- SET TASK: Copy exactly the lines of the records below, and only those lines, beginning with the line that contains "Rebuild this diagram" and ending with the line that contains "size=14pt,inner sep=0pt] (endin)".

- INFORMATION PROVIDED:
■ ■ ■ ■ ■
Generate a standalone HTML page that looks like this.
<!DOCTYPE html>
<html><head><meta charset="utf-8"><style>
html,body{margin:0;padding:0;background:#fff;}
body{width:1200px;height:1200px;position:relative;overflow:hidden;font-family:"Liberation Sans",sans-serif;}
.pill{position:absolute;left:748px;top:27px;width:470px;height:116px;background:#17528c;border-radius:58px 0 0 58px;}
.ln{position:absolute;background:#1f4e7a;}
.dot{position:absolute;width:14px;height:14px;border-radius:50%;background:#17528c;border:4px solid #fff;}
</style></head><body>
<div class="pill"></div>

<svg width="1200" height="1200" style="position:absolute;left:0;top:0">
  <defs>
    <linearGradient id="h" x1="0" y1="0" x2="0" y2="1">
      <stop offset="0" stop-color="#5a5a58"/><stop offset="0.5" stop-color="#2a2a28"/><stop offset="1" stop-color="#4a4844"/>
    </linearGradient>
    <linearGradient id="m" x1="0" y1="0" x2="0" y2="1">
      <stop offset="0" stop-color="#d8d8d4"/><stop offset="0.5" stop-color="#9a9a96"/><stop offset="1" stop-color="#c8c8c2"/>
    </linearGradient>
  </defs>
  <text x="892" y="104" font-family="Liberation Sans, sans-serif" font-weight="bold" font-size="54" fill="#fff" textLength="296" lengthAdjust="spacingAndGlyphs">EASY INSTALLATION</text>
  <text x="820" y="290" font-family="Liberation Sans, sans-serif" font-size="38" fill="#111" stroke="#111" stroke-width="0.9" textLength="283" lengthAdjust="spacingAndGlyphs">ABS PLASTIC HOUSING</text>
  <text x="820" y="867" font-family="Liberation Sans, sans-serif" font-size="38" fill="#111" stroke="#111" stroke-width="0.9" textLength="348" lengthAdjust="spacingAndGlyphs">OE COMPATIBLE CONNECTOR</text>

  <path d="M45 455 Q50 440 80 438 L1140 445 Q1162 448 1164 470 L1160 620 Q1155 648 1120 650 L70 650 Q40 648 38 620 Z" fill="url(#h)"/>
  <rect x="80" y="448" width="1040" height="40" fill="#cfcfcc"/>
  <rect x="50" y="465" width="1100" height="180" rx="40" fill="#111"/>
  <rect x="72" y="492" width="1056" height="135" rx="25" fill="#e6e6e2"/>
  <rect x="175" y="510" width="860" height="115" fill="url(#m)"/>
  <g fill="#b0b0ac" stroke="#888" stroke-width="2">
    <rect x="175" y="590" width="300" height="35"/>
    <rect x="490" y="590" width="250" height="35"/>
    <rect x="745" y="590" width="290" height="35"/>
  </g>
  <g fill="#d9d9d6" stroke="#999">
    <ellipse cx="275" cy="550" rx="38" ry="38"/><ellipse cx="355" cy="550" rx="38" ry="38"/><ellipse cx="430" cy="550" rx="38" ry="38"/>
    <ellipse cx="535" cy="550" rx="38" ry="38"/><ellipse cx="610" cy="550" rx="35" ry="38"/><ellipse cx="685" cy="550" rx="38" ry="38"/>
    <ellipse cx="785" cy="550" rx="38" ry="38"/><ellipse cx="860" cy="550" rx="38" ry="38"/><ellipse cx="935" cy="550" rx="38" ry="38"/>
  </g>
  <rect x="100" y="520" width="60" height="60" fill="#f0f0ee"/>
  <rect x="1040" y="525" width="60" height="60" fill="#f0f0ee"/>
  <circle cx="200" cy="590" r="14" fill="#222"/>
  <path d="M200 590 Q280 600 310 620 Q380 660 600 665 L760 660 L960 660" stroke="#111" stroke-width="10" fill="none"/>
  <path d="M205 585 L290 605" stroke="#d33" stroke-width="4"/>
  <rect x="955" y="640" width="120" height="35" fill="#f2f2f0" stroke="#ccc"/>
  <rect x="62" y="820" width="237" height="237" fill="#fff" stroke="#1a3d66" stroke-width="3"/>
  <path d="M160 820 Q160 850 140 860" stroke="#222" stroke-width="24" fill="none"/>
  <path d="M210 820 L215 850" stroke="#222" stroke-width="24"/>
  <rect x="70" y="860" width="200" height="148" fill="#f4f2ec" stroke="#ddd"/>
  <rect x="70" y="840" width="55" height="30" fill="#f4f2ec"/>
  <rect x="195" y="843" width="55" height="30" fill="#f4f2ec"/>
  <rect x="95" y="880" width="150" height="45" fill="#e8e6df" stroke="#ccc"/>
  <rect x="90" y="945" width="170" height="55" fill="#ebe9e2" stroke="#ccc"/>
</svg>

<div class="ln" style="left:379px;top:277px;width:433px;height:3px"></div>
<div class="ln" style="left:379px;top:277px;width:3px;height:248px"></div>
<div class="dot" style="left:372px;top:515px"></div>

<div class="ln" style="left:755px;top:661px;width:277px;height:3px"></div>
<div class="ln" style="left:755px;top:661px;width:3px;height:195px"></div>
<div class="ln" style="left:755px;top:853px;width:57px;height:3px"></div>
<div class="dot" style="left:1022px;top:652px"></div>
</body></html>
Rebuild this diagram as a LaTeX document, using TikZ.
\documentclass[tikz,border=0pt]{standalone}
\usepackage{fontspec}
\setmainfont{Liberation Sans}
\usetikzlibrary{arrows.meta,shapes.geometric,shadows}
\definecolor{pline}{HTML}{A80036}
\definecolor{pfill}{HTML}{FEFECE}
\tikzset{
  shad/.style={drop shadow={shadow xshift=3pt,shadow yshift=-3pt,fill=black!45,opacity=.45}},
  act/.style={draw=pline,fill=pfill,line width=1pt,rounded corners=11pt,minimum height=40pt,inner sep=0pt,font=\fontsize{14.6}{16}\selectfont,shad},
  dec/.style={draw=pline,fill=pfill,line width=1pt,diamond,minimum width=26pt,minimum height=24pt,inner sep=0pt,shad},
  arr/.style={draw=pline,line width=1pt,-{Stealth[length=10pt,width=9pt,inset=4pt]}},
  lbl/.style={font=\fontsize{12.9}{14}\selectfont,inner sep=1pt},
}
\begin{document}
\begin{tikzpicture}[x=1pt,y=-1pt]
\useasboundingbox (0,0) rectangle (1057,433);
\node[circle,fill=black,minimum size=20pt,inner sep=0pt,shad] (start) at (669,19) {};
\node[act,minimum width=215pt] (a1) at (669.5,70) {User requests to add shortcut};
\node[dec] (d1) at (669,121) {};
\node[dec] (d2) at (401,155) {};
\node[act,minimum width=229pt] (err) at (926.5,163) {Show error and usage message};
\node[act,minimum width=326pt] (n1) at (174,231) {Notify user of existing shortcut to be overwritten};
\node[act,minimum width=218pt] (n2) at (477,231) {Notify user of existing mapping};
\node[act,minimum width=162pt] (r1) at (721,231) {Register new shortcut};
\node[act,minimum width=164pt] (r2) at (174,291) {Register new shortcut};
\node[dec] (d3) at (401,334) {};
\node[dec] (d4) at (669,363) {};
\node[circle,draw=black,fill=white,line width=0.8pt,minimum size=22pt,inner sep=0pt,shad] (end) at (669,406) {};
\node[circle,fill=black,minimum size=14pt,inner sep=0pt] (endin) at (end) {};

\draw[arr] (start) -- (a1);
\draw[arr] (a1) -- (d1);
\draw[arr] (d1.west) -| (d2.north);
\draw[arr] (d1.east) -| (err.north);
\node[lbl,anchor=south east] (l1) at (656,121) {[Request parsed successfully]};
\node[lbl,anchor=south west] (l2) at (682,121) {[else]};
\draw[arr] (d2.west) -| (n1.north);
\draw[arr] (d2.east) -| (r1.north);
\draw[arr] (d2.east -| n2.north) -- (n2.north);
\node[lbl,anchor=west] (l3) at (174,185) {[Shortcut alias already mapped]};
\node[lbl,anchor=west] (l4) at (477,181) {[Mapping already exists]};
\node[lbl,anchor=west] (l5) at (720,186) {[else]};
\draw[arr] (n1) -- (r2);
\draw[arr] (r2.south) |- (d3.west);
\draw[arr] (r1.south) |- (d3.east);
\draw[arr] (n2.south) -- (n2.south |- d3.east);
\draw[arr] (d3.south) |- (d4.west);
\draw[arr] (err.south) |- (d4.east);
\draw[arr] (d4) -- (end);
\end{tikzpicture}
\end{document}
■ ■ ■ ■ ■
- RESULT:
Rebuild this diagram as a LaTeX document, using TikZ.
\documentclass[tikz,border=0pt]{standalone}
\usepackage{fontspec}
\setmainfont{Liberation Sans}
\usetikzlibrary{arrows.meta,shapes.geometric,shadows}
\definecolor{pline}{HTML}{A80036}
\definecolor{pfill}{HTML}{FEFECE}
\tikzset{
  shad/.style={drop shadow={shadow xshift=3pt,shadow yshift=-3pt,fill=black!45,opacity=.45}},
  act/.style={draw=pline,fill=pfill,line width=1pt,rounded corners=11pt,minimum height=40pt,inner sep=0pt,font=\fontsize{14.6}{16}\selectfont,shad},
  dec/.style={draw=pline,fill=pfill,line width=1pt,diamond,minimum width=26pt,minimum height=24pt,inner sep=0pt,shad},
  arr/.style={draw=pline,line width=1pt,-{Stealth[length=10pt,width=9pt,inset=4pt]}},
  lbl/.style={font=\fontsize{12.9}{14}\selectfont,inner sep=1pt},
}
\begin{document}
\begin{tikzpicture}[x=1pt,y=-1pt]
\useasboundingbox (0,0) rectangle (1057,433);
\node[circle,fill=black,minimum size=20pt,inner sep=0pt,shad] (start) at (669,19) {};
\node[act,minimum width=215pt] (a1) at (669.5,70) {User requests to add shortcut};
\node[dec] (d1) at (669,121) {};
\node[dec] (d2) at (401,155) {};
\node[act,minimum width=229pt] (err) at (926.5,163) {Show error and usage message};
\node[act,minimum width=326pt] (n1) at (174,231) {Notify user of existing shortcut to be overwritten};
\node[act,minimum width=218pt] (n2) at (477,231) {Notify user of existing mapping};
\node[act,minimum width=162pt] (r1) at (721,231) {Register new shortcut};
\node[act,minimum width=164pt] (r2) at (174,291) {Register new shortcut};
\node[dec] (d3) at (401,334) {};
\node[dec] (d4) at (669,363) {};
\node[circle,draw=black,fill=white,line width=0.8pt,minimum size=22pt,inner sep=0pt,shad] (end) at (669,406) {};
\node[circle,fill=black,minimum size=14pt,inner sep=0pt] (endin) at (end) {};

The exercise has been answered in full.